[thelist] When Do You Bill--Before or After Publication?

Christopher Orth - HQ corth at casey.org
Sat Jul 22 12:30:49 CDT 2000

I have found that breaking up a project into three billable cycles rather
than 2 or 1 is a good solution.  The amount laid out is considerably less,
and the client usually likes that.  For example, rather than paying you $500
twice, they are writing checks for $330 each time.  Also, they are seeing
results more frequently, and you are seeing income more frequently.

I usually use something like this:

- Up to 5 hours up front for requirements gathering and negotiations.  If
the client or I decide to turn down the job, those hours are free (which
rarely happens).  Otherwise, they are billed for later.

Once the "deal" has been agreed upon, bill for one third up front before
beginning work.  This covers your initial 5 hour investment and ensures that
you will be getting paid, and that the client is serious.  If that client
isn't willing to put down a deposit, don't negotiate and simply drop them.
All big corporations lay down deposits and your client should too.  If they
are really hard to work with in the beginning, they will be especially hard
to work with later when money really matters.

- Deliver mockups, architecture and/or whatever else was agreed upon for the
initial phase.  Also deliver the plan for the next phase, including expected
deliverables.  The more detail you give the client on these reports the more
comfortable they will feel about where there money is going.

Get another deposit before beginning the second phase of work.

- After reviews and any other client interactions, you should now be about
2/3's paid for the gig, and at least 2/3'rds done with it!  At this point
you can choose whether to bill up front for the remaining phase.  If the
client is a good one, I will usually bill them at the end of the project for
the last third, with the understanding that nothing goes live until payment
has been received.  Trust me on that one, do not put out a public product
before you have received final payment.  Larger organizations can get away
with this, mostly because the business need is faster than the billing
department, but on smaller projects it is easy for the client to forget all
about you as soon as the product is live and available! 
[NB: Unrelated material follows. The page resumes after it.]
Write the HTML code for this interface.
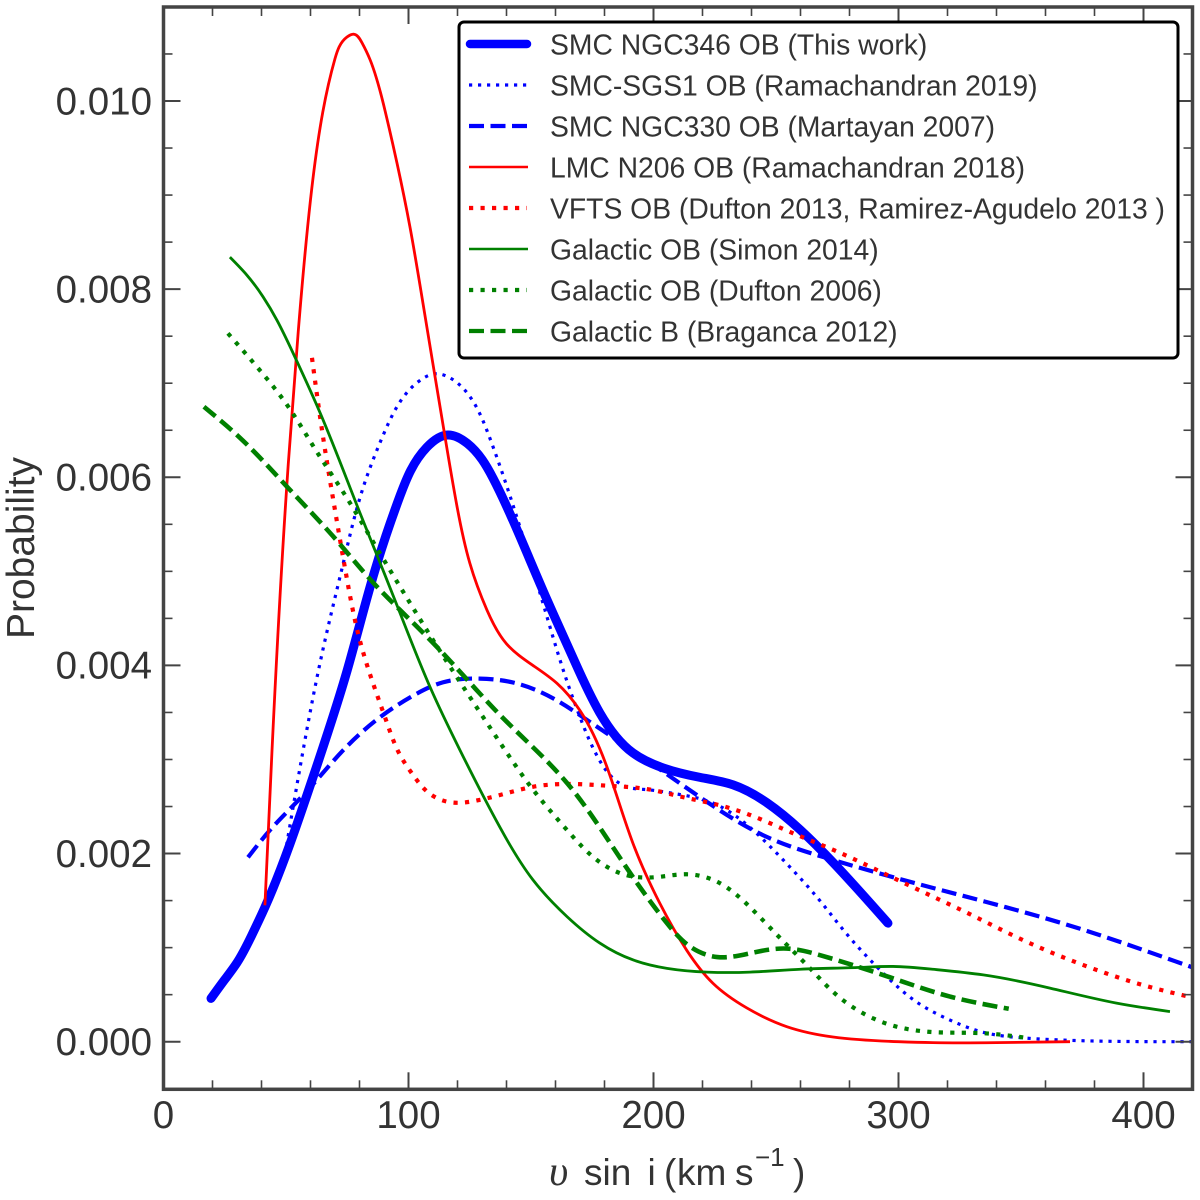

But if you do nothing else, make sure you and the client agree upon a
billing and payment cycle before you ever start work.  No on likes surprised
when it comes to their money.

> -----Original Message-----
> From: Palyne Gaenir [mailto:palyne at sciencehorizon.com]
> Sent: Saturday, July 22, 2000 8:26 AM
> To: thelist at lists.evolt.org
> Subject: Re: [thelist] When Do You Bill--Before or After Publication?
> Sometimes it depends on the client Aileen.  If I'm in doubt about 
> their prompt payment, I require up-front payment before I start and 
> final payment before the site is "live."  (It'll be ready, it just 
> won't be 'live' linked from the domain home.)  Otherwise, I bill 
> whenever I (a) have a decent amount for an invoice, (b) happen to 
> need money, or (c) it's the beginning of the month and all basic 
> server invoices go out.  It seldom hurts to require final payment 
> before the site goes live.  Even with good clients you tend to get 
> paid faster that way. :-)   FWIW. Palyne
> On 21 Jul 2000, at 17:02, Aileen Wrothwell wrote:
> I'm wondering when you all bill for a site?